→ Rows from a dataset of charts and code:
'''

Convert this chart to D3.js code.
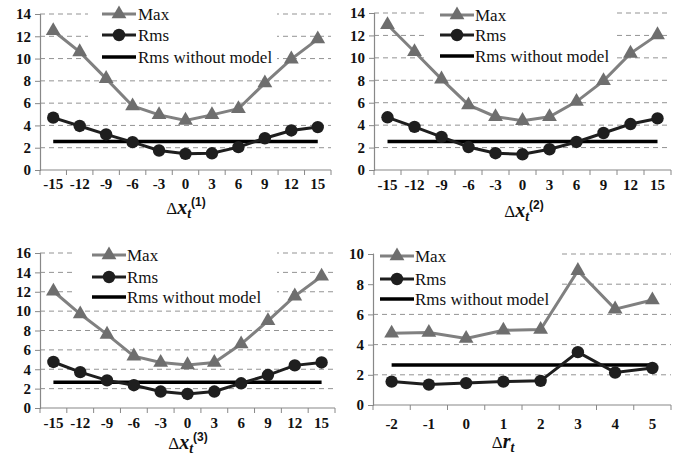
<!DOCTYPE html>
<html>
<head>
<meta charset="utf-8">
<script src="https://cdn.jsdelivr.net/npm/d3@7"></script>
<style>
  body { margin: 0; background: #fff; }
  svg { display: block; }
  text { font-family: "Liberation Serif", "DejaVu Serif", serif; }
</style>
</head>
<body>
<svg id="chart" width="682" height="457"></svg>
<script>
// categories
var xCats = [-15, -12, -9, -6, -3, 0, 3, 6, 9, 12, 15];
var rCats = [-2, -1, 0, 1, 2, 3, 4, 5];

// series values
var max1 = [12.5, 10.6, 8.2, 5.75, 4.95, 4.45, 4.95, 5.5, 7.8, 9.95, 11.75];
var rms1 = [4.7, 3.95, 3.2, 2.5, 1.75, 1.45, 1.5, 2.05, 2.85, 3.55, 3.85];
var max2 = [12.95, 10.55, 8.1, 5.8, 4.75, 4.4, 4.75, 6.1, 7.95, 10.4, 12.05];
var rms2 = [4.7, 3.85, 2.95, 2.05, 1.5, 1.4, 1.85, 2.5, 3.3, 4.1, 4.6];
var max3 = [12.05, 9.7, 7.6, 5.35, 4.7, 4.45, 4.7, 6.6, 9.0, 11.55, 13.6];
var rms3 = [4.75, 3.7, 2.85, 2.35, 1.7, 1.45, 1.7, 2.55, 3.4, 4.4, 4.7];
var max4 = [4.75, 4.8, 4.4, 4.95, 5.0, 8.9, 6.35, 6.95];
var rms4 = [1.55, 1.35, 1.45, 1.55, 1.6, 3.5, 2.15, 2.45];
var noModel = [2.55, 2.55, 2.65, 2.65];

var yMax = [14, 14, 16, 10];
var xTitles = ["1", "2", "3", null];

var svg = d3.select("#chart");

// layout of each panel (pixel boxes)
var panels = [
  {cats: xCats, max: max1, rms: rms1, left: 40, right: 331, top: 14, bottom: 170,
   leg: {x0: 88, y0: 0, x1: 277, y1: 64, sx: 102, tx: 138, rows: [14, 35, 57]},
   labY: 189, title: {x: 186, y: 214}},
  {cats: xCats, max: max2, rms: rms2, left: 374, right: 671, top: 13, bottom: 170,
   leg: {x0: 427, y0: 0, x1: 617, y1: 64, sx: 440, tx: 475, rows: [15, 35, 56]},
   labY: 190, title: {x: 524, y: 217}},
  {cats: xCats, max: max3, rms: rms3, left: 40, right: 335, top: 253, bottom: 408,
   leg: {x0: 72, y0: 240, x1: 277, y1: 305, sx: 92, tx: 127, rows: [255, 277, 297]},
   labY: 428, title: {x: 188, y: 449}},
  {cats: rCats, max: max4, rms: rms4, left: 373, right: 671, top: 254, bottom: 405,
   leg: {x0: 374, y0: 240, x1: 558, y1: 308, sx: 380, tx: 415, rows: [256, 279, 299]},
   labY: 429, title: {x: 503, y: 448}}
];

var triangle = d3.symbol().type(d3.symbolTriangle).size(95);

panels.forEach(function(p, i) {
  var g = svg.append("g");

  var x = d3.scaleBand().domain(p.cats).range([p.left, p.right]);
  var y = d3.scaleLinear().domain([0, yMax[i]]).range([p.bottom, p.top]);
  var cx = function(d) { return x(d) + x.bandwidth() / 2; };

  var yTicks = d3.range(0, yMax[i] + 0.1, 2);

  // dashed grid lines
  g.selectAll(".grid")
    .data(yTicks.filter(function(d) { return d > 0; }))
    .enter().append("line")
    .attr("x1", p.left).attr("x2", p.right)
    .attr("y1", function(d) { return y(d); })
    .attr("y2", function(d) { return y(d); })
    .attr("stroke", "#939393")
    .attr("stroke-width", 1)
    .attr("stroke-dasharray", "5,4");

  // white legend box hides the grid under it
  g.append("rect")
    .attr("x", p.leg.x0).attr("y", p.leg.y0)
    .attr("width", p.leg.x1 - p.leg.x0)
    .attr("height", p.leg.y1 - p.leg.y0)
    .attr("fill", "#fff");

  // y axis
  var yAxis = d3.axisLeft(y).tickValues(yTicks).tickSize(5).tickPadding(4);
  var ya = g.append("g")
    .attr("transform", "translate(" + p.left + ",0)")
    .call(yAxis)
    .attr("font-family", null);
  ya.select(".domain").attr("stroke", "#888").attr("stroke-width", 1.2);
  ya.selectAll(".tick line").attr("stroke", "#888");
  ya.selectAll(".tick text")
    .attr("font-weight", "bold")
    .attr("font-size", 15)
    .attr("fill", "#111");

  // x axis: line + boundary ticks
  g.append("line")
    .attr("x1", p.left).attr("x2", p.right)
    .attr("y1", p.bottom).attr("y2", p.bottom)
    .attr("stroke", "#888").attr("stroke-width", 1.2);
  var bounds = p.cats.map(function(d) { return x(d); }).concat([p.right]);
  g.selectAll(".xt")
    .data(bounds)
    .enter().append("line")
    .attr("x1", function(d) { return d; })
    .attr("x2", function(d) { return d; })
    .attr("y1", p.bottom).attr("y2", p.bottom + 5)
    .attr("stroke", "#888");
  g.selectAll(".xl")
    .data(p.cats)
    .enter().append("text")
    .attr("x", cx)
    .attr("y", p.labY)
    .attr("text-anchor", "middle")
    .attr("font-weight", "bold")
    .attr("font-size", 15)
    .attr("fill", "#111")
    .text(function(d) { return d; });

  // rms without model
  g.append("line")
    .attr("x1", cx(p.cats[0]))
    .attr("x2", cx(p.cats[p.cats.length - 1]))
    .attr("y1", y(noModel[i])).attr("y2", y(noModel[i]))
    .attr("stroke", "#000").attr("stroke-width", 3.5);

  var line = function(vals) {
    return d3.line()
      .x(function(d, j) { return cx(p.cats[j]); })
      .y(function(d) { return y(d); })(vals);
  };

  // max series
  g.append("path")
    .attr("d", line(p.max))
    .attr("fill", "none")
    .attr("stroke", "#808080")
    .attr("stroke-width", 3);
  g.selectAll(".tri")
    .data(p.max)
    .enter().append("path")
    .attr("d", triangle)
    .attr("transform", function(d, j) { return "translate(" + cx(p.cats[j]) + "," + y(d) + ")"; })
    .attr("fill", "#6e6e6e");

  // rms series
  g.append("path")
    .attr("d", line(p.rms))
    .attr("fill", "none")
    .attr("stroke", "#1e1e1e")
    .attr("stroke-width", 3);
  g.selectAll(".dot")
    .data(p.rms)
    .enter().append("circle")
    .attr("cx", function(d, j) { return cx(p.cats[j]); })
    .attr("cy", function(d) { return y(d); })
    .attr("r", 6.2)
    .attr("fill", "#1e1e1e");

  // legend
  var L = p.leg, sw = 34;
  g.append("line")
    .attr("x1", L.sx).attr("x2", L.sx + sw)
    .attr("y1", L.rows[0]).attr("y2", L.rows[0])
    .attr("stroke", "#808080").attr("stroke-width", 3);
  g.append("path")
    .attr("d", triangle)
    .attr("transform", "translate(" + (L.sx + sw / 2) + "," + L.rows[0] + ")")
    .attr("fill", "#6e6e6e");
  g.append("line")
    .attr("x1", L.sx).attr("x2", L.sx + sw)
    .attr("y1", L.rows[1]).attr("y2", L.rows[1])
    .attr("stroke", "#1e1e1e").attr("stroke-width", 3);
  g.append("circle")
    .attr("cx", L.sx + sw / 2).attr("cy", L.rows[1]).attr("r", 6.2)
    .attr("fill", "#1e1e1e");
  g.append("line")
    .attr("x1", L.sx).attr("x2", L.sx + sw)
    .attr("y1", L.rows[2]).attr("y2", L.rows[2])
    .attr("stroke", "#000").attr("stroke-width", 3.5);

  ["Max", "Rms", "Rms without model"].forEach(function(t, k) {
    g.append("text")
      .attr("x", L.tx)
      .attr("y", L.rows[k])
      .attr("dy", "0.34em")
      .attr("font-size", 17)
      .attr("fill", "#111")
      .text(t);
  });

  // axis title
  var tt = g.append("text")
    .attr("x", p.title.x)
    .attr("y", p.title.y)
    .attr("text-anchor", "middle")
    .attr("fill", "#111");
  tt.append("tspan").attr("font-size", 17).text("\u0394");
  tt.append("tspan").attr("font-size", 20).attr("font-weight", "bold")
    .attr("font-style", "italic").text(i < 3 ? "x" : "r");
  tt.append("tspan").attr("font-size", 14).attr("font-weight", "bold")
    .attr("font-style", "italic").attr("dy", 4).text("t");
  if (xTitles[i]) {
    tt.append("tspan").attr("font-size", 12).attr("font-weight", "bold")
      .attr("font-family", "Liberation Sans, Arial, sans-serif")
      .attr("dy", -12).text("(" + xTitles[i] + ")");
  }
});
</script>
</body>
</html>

'''
'''

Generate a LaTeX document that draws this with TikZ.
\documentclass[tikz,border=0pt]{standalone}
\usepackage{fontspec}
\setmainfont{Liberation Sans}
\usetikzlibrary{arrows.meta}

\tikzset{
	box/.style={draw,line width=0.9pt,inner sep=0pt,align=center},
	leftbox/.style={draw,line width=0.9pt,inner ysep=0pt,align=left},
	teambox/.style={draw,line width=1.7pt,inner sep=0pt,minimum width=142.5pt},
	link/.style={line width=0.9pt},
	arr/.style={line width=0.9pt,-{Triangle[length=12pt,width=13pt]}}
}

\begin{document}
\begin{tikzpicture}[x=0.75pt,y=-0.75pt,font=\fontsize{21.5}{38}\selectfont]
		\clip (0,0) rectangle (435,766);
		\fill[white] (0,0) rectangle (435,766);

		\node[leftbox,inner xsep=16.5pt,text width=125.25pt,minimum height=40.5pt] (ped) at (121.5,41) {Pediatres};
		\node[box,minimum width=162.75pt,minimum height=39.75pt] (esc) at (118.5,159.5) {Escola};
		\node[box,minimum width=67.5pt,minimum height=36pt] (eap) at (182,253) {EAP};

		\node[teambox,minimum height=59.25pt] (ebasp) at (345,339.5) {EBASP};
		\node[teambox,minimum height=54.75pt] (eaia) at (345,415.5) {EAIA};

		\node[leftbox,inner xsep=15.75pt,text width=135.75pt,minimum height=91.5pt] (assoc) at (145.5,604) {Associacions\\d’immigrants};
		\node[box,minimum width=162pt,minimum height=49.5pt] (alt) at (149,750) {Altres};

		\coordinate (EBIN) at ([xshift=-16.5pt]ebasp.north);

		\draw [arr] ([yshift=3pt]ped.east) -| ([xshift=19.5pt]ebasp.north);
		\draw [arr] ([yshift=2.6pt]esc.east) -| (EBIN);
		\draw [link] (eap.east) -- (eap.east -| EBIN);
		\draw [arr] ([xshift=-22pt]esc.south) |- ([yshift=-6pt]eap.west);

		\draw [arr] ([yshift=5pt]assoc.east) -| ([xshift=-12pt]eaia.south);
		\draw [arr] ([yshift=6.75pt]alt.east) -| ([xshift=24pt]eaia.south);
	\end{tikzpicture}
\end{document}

'''

→ Your goal:
Omit all pictures, then copy the lines between the ones holding "Convert this chart to D3.js code." and "var rCats = [-2, -1, 0, 1, 2, 3, 4, 5];", inclusive.

→ Final result:
Convert this chart to D3.js code.
<!DOCTYPE html>
<html>
<head>
<meta charset="utf-8">
<script src="https://cdn.jsdelivr.net/npm/d3@7"></script>
<style>
  body { margin: 0; background: #fff; }
  svg { display: block; }
  text { font-family: "Liberation Serif", "DejaVu Serif", serif; }
</style>
</head>
<body>
<svg id="chart" width="682" height="457"></svg>
<script>
// categories
var xCats = [-15, -12, -9, -6, -3, 0, 3, 6, 9, 12, 15];
var rCats = [-2, -1, 0, 1, 2, 3, 4, 5];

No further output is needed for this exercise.